Super Rugby’s 2012 champions were made to fight for the 35-24 bonus point victory and their decision to twice kick for posts in the last three minutes was acknowledgement of the Kings’ effort.
The Chiefs led 18-13 at half-time and stretched the lead to 32-13 on the hour before the Kings produced an inspired 10 minutes to reduce the deficit to just eight points.
Many predicted humiliation for the Kings pre the season and in the last two weekends the Kings have played last season’s finalists and won huge favour with their commitment.
Home ground advantage and the emotion of playing in front of a passionate crowd has aided the Kings, but they really are struggling for quality players and already they have a handful of frontline players to injury.

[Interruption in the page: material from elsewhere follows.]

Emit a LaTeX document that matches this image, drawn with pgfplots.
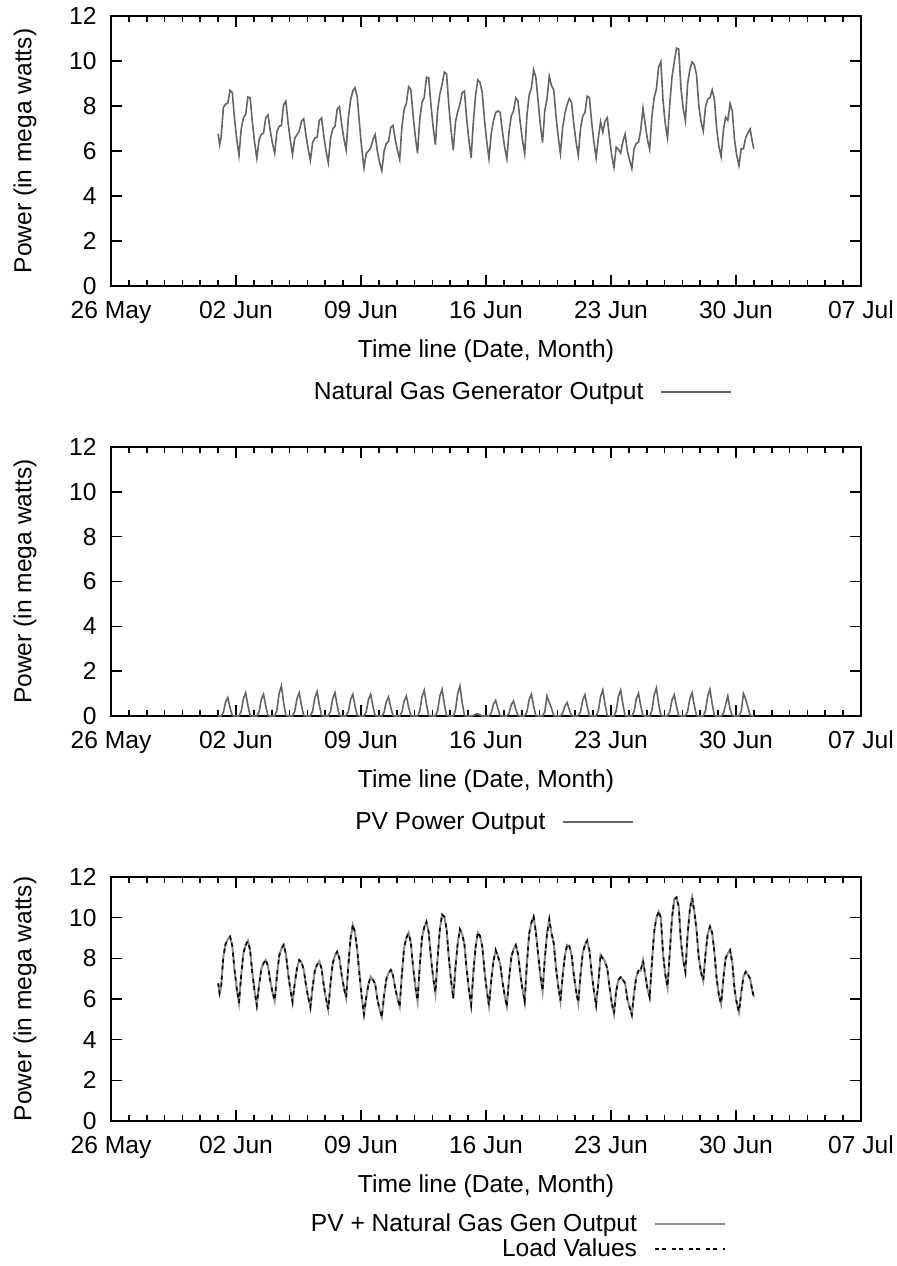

It didn’t get any better on Friday when stand-in captain Darron Nell got hurt in the warm-up. Lock Steven Sykes took over the captaincy and he also left the field in the 60th minute. The Kings, in three matches, have had three captains. The attrition rate will only get higher for a team who have already won the hearts of the Kiwis and Australian neutrals because of their passion and refusal to be intimidated.
A week ago the Kings kept the 2012 finalists, the Sharks, tryless but they were always going to be stretched against the more creative Chiefs backs, for whom winger Leila Masaga scored a hat-trick.
Chiefs fullback Gareth Anscombe kicked well and Liam Messam celebrated his 100th Super Rugby appearance with victory. But the greatest roar again belonged to teenage winger Sergeal Pietersen who scored through an intercept.
Demetri Catrikilis also impressed as did No 8 Jacques Engelbrecht.
The Kings leave for New Zealand on Sunday and while they will struggle in the month overseas the side has exceeded expectation in the opening month of tournament in beating the Force and losing to the Sharks (by nine points) and the Chiefs (by 11 points).